How many lines of the data hold the word "chart"? State the number and nothing else.

━━━━━ Materials provided ━━━━━

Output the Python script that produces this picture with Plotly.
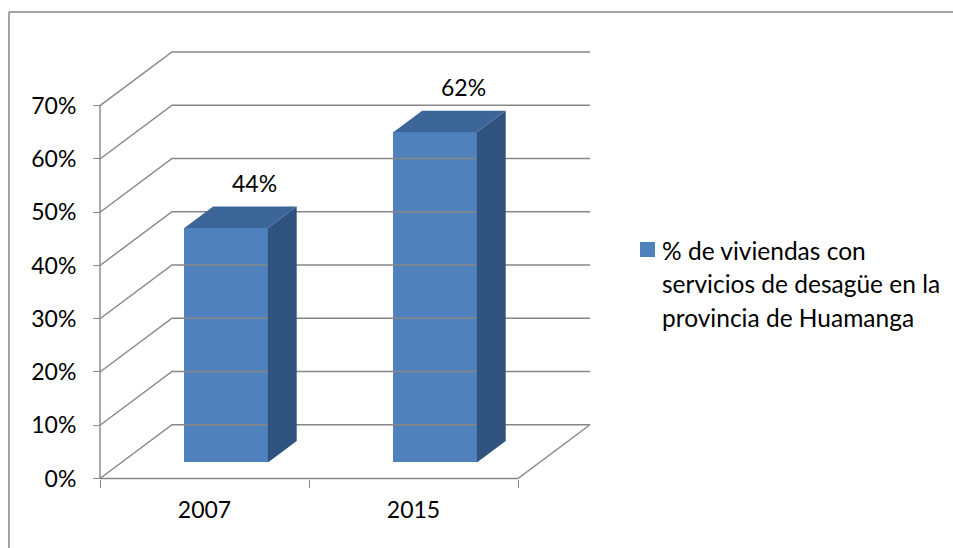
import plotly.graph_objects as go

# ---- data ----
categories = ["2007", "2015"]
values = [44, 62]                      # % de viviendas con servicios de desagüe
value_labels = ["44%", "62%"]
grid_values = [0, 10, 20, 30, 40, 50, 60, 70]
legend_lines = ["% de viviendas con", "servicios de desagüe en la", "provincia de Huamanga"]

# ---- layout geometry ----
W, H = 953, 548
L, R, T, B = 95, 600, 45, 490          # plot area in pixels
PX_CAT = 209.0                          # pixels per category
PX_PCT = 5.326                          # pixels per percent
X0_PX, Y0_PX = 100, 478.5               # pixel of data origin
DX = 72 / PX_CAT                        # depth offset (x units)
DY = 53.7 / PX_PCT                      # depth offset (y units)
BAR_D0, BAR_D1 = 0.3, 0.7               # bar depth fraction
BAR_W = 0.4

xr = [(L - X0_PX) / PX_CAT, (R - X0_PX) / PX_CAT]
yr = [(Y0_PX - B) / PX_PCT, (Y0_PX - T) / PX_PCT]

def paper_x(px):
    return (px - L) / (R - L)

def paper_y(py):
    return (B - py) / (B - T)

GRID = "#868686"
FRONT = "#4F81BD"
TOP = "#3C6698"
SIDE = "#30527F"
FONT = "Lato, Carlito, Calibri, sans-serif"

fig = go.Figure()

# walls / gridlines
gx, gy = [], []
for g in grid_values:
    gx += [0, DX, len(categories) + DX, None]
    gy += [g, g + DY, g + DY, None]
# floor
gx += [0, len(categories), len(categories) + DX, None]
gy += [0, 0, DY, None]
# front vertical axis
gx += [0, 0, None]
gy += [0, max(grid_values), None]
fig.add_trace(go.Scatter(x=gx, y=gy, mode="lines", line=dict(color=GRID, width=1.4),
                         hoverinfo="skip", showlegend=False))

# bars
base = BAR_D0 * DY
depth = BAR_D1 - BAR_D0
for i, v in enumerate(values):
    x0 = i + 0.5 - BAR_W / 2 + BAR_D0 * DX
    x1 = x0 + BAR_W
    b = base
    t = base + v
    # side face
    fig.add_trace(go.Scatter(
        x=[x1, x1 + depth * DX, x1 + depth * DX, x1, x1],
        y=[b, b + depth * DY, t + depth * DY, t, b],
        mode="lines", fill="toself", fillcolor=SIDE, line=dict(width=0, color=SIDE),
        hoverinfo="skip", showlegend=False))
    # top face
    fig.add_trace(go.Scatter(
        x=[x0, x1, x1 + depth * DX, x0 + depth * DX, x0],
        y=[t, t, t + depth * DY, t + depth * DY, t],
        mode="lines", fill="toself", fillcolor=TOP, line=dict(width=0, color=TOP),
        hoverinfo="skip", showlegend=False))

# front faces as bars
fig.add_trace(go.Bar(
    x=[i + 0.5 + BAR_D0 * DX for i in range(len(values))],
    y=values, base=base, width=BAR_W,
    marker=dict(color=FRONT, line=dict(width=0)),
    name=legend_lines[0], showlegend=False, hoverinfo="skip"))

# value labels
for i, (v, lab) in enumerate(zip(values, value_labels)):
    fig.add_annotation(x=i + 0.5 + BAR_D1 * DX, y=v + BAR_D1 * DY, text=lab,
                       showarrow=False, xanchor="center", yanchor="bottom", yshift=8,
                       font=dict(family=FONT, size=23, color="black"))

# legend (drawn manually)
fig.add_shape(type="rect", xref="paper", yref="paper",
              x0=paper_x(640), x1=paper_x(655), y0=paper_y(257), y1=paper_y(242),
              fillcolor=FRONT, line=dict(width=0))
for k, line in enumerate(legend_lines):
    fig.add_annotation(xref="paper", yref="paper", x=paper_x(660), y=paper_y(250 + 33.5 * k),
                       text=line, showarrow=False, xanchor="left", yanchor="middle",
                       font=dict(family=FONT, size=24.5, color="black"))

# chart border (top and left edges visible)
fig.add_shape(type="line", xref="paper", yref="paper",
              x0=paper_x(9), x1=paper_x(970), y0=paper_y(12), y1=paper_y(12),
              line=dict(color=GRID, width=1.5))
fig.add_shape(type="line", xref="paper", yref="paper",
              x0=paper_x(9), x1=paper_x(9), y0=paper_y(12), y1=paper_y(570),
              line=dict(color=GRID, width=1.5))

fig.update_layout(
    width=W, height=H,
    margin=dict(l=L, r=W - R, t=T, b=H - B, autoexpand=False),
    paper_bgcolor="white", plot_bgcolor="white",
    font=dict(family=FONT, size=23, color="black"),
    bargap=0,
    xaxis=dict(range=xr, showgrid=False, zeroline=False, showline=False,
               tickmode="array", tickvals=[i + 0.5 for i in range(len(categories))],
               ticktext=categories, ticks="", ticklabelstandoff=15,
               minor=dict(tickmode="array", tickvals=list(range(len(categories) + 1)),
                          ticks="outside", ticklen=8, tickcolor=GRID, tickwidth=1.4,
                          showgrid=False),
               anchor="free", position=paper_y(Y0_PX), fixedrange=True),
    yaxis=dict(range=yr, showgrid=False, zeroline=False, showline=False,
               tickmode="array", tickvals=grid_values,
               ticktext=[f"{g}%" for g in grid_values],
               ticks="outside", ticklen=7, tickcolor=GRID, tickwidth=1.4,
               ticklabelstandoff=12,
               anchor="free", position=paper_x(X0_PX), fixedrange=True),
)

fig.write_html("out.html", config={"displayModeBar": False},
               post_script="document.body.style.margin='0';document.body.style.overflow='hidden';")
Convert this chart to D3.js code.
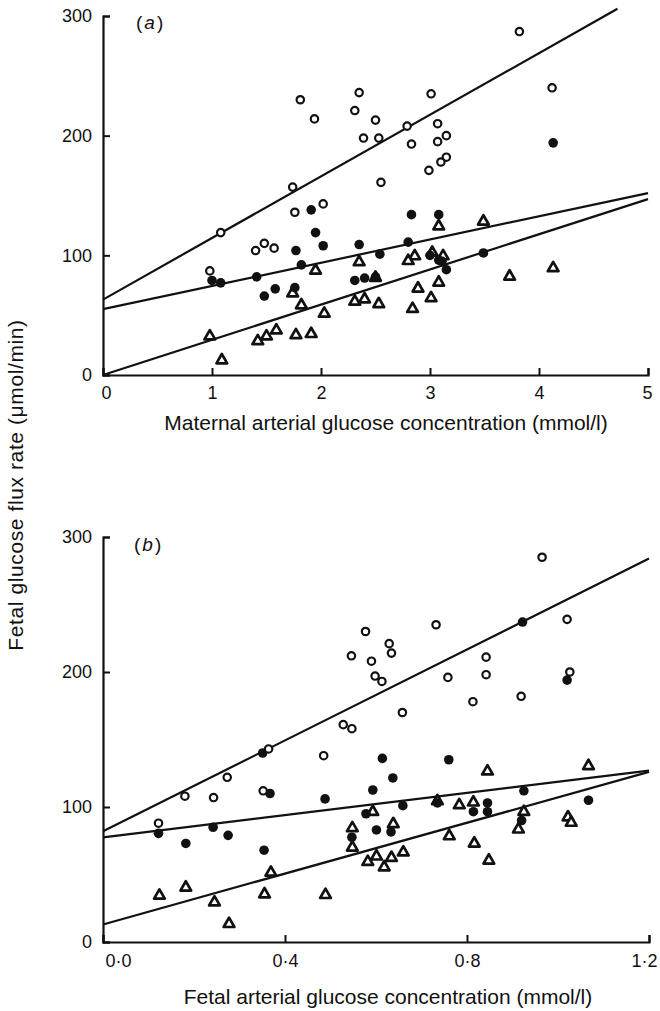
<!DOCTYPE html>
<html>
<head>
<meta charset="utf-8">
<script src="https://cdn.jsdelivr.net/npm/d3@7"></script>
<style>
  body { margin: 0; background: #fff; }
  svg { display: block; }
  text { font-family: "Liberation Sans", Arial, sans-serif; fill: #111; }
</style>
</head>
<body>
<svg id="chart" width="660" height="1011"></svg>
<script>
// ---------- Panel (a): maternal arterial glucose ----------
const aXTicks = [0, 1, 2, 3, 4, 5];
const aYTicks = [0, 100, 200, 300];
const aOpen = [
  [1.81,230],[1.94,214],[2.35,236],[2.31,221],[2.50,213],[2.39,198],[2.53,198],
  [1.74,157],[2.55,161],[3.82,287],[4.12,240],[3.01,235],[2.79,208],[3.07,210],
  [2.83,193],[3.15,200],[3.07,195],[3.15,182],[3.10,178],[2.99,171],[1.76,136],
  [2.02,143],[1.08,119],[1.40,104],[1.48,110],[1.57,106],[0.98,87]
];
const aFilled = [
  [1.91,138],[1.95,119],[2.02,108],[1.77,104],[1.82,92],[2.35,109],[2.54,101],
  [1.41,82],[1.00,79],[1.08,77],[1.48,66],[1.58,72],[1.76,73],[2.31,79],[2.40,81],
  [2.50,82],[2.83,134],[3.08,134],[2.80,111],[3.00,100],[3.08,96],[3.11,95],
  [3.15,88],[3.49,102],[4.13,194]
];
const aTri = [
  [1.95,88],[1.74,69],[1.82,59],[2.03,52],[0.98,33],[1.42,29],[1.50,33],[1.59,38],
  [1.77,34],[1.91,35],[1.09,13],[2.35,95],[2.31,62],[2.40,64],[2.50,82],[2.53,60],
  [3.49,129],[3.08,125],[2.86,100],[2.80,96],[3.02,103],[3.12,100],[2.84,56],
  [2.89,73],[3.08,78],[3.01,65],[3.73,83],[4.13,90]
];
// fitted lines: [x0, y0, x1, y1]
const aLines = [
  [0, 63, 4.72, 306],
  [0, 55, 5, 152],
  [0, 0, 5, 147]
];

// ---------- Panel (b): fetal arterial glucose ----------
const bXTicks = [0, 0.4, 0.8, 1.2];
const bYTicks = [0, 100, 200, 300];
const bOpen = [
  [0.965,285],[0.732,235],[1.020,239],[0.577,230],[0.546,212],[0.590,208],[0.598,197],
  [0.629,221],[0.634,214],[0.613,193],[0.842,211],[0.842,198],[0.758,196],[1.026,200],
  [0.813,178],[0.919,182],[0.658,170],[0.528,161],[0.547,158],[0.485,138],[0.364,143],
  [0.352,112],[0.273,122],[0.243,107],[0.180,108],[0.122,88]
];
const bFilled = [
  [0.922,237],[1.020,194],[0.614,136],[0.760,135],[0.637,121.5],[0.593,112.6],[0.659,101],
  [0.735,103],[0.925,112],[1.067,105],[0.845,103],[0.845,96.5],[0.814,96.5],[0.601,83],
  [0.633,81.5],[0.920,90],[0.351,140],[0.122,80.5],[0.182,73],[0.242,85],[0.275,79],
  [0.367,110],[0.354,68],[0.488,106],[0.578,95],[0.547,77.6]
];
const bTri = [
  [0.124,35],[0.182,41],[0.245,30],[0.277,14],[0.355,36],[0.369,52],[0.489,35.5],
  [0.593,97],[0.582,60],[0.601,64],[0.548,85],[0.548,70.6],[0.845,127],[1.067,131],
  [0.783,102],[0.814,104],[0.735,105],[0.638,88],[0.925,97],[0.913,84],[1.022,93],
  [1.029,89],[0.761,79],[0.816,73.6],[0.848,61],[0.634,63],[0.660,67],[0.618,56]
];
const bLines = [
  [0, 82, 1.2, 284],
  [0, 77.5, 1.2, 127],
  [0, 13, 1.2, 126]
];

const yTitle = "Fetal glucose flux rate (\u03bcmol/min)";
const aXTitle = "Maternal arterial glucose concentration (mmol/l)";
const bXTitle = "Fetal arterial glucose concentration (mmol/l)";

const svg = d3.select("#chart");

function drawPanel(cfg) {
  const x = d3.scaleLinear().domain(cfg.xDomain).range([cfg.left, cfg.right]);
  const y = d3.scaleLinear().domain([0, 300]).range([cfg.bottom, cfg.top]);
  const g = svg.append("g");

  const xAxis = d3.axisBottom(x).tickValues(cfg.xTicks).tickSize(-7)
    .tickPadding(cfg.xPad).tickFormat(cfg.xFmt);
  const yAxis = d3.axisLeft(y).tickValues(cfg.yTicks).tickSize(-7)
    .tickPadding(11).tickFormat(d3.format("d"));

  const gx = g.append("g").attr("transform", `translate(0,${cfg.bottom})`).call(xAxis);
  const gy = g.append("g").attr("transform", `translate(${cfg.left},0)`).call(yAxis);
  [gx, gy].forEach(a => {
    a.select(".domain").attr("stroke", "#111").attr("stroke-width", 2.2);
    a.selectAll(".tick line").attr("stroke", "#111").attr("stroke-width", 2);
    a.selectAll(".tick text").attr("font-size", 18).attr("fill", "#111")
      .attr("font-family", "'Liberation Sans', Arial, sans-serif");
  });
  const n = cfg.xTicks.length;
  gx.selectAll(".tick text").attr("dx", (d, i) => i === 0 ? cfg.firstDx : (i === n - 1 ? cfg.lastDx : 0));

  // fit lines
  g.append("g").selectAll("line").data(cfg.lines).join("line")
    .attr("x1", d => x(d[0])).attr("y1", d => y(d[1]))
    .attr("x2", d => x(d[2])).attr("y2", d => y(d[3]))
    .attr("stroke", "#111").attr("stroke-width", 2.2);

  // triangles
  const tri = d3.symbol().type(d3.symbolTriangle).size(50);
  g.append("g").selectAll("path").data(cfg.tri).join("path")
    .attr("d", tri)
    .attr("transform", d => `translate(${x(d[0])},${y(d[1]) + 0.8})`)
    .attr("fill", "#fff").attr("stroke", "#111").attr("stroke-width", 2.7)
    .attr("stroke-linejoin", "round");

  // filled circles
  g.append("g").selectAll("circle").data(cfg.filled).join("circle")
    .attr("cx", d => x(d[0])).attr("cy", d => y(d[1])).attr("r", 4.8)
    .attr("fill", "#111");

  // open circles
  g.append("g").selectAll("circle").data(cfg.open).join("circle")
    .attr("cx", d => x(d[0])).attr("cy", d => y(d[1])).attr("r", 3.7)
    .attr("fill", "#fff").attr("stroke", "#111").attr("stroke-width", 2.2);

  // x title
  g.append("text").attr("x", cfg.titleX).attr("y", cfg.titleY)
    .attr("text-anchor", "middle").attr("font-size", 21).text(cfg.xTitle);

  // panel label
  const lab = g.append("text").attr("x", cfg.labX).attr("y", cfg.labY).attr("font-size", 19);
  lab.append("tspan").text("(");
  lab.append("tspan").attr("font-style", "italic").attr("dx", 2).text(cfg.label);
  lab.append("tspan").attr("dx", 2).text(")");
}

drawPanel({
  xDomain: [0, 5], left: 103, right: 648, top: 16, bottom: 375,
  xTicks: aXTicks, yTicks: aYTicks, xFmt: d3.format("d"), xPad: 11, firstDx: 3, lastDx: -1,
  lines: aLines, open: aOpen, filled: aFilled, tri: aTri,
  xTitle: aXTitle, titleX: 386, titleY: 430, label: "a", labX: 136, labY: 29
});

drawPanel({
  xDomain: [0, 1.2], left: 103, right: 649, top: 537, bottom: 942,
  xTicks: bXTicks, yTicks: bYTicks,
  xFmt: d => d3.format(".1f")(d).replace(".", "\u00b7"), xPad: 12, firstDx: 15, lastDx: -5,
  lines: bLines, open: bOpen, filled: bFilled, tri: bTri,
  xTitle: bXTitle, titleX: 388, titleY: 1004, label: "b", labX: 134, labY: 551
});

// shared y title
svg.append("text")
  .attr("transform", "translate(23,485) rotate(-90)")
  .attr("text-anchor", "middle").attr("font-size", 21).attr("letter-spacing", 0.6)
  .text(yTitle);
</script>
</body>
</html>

━━━━━

#### Answer to this task
4